Mr. Alexander is a son of Charles Alexander, who was born in Ramburg, Wiltshire, England, November 4, 1824, and came to Waukesha, Wisconsin, in 1845.  He came to the United States fully equipped to make a living as a saddler of the old school.  He married Mary A. Harrison, whose father, Abram Harrison, came to the United States from Liverpool, England. Charles Alexander died in 1865.

His children were Priscilla, of Milwaukee, Wisconsin, the wife of F. C. Maynard; Wallace C.; Mellisa, who married Martin Winsor and is dead; Chalnissa, widow of Benjamin Bonnell, who resides in Frankfort, Kansas; Irene, Mrs. W. C. Allison, of Muscotah, Kansas; Luella, the wife of Orlo Olden, of Muscotah; Julia, who married the late Rev. L. N. Rogers and lives in Muscotah.

The widow of Charles Alexander married H. B. Dana and is now a second time widow.  A son, Giles C. Dana, of Frisco, New Mexico, was born of this union.  Mrs. Dana lives at Muscotah, Kansas.

Wallace C. Alexander was married, in Everest, in 1888, to Mrs. Ellen L. Way.  Mrs. Alexander's father was a Mr. Dewey, of Philadelphia, Pennsylvania, whose ancestors were from Massachusetts.  They are of the same stock and possess the same ancestral history as the family recently made famous by the achievements of the great admiral.  Mr. and Mrs. Alexander are the parents of a son, George W. Alexander, born in 1890.

Since identifying himself with Everest Mr.

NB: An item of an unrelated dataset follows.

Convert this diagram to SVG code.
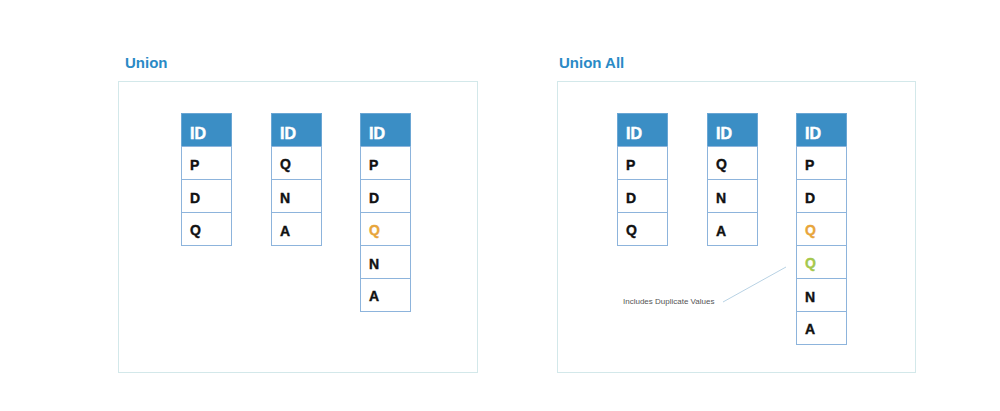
<svg xmlns="http://www.w3.org/2000/svg" width="1000" height="411" viewBox="0 0 1000 411">
<style>
.panel{fill:#fff;stroke:#d3e8ea;stroke-width:1}
.title{font-family:"Liberation Sans",Arial,sans-serif;font-weight:bold;font-size:15px;fill:#2a8ac6}
.hd{fill:#3b8ec5;stroke:#6aa6d4;stroke-width:1}
.cell{fill:#fff;stroke:#8db4dc;stroke-width:1}
.ht{font-family:"Liberation Sans",Arial,sans-serif;font-weight:bold;font-size:16px;fill:#fff;stroke:#fff;stroke-width:0.5}
.ct{font-family:"Liberation Sans",Arial,sans-serif;font-weight:bold;font-size:14px;fill:#111;stroke:#111;stroke-width:0.4}
.or{fill:#e8a53a;stroke:#e8a53a}
.gr{fill:#a5c84c;stroke:#a5c84c}
.note{font-family:"Liberation Sans",Arial,sans-serif;font-size:8px;fill:#555}
</style>
<rect width="1000" height="411" fill="#fff"/>
<g id="union">
<text class="title" x="125" y="68">Union</text>
<rect class="panel" x="118.5" y="81.5" width="359" height="291"/>
</g>
<g id="union-all">
<text class="title" x="559" y="68">Union All</text>
<rect class="panel" x="557.5" y="81.5" width="358" height="291"/>
</g>
<g id="u-t1">
<rect class="hd" x="181.5" y="113.5" width="50" height="33"/><text class="ht" x="190" y="139">ID</text>
<rect class="cell" x="181.5" y="146.5" width="50" height="33"/><text class="ct" x="190" y="170">P</text>
<rect class="cell" x="181.5" y="179.5" width="50" height="33"/><text class="ct" x="190" y="203">D</text>
<rect class="cell" x="181.5" y="212.5" width="50" height="33"/><text class="ct" x="190" y="235">Q</text>
</g>
<g id="u-t2">
<rect class="hd" x="271.5" y="113.5" width="50" height="33"/><text class="ht" x="280" y="139">ID</text>
<rect class="cell" x="271.5" y="146.5" width="50" height="33"/><text class="ct" x="280" y="169">Q</text>
<rect class="cell" x="271.5" y="179.5" width="50" height="33"/><text class="ct" x="280" y="203">N</text>
<rect class="cell" x="271.5" y="212.5" width="50" height="33"/><text class="ct" x="280" y="236">A</text>
</g>
<g id="u-t3">
<rect class="hd" x="360.5" y="113.5" width="50" height="33"/><text class="ht" x="369" y="139">ID</text>
<rect class="cell" x="360.5" y="146.5" width="50" height="33"/><text class="ct" x="369" y="170">P</text>
<rect class="cell" x="360.5" y="179.5" width="50" height="33"/><text class="ct" x="369" y="203">D</text>
<rect class="cell" x="360.5" y="212.5" width="50" height="33"/><text class="ct or" x="369" y="235">Q</text>
<rect class="cell" x="360.5" y="245.5" width="50" height="33"/><text class="ct" x="369" y="269">N</text>
<rect class="cell" x="360.5" y="278.5" width="50" height="33"/><text class="ct" x="369" y="301">A</text>
</g>
<g id="a-t1">
<rect class="hd" x="617.5" y="113.5" width="50" height="33"/><text class="ht" x="626" y="139">ID</text>
<rect class="cell" x="617.5" y="146.5" width="50" height="33"/><text class="ct" x="626" y="170">P</text>
<rect class="cell" x="617.5" y="179.5" width="50" height="33"/><text class="ct" x="626" y="203">D</text>
<rect class="cell" x="617.5" y="212.5" width="50" height="33"/><text class="ct" x="626" y="235">Q</text>
</g>
<g id="a-t2">
<rect class="hd" x="707.5" y="113.5" width="50" height="33"/><text class="ht" x="716" y="139">ID</text>
<rect class="cell" x="707.5" y="146.5" width="50" height="33"/><text class="ct" x="716" y="169">Q</text>
<rect class="cell" x="707.5" y="179.5" width="50" height="33"/><text class="ct" x="716" y="203">N</text>
<rect class="cell" x="707.5" y="212.5" width="50" height="33"/><text class="ct" x="716" y="236">A</text>
</g>
<g id="a-t3">
<rect class="hd" x="796.5" y="113.5" width="50" height="33"/><text class="ht" x="805" y="139">ID</text>
<rect class="cell" x="796.5" y="146.5" width="50" height="33"/><text class="ct" x="805" y="170">P</text>
<rect class="cell" x="796.5" y="179.5" width="50" height="33"/><text class="ct" x="805" y="203">D</text>
<rect class="cell" x="796.5" y="212.5" width="50" height="33"/><text class="ct or" x="805" y="235">Q</text>
<rect class="cell" x="796.5" y="245.5" width="50" height="33"/><text class="ct gr" x="805" y="268">Q</text>
<rect class="cell" x="796.5" y="278.5" width="50" height="33"/><text class="ct" x="805" y="302">N</text>
<rect class="cell" x="796.5" y="311.5" width="50" height="33"/><text class="ct" x="805" y="334">A</text>
</g>
<g id="note">
<text class="note" x="623" y="304">Includes Duplicate Values</text>
</g>
<g id="connectors">
<line x1="723" y1="302" x2="786" y2="267" stroke="#b8d2e4" stroke-width="1"/>
</g>
</svg>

Alexander has rendered himself one of its useful men.  His whole make-up forbids his following in the wake of any movement of progress and he fights in the lead either for or against.  He is a man of marked intelligence, good judgment and far sightedness and this combination has for a basis the strictest honesty.

He has served five terms on the township board as treasurer, and though a partisan Republican in politics he is for the best interests of his town and his township, regardless of political consequences.

He is a Christian gentleman, a member of the Methodist Episcopal church and one of its strongest supporters and maintainers.  His work as the superintendent of the Sabbath school is well known and is not less enthusiastic than his church work.